According to this proposal, investors holding units in demat form will have the opportunity to register SWP or STP mandates just once with depositories or stock exchanges. This eliminates the necessity for submitting distinct instructions for every SWP or STP transaction.
At present, investors who own mutual fund units in demat format are obliged to give specific instructions for redeeming units through a Delivery Instruction Slip (DIS) for each individual withdrawal or transfer.
Such instructions can also be provided through two-factor authentication by the Depository Participant (DP) or via authorization granted to the stockbroker through a Power of Attorney (PoA) or Demat Debit and Pledge Instructions (DDPI).
Nevertheless, utilizing a PoA can diminish the direct control that investors have over their investments, as noted by the market regulator.
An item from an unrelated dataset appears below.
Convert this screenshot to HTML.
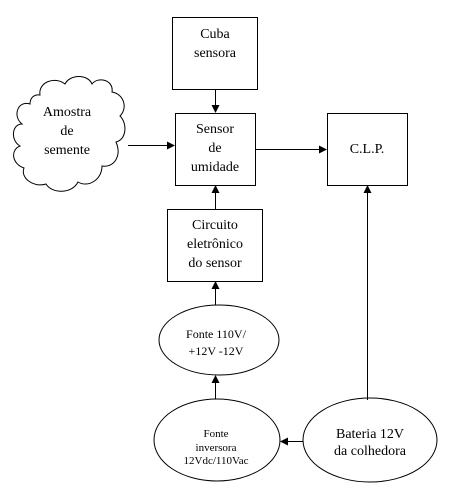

In light of this, SEBI has proposed to “extend the facility of standing instruction for SWP/STP to mutual fund units held by investors in demat form,” thereby enhancing the Ease of Doing Business (EoDB) for various stakeholders within the mutual fund sector.
The regulator has planned a two-phase rollout of this initiative. In the initial phase, investors will be able to register unit-based SWP and STP mandates through depositories or stock exchanges, with transactions executed on the order entry platform of stock exchanges.
The second phase will transition the processing to registrars and transfer agents, potentially introducing more adaptable options such as “amount-based and other variants of SWPs and STPs,” including appreciation-based withdrawals and swing-STPs.
SEBI has opened the floor for public feedback on this proposal until February 26, after which the final framework may be officially announced.
Experts suggest that this adjustment would eliminate a major operational disparity between demat-held mutual funds and conventional mutual fund accounts, thus simplifying long-term investing.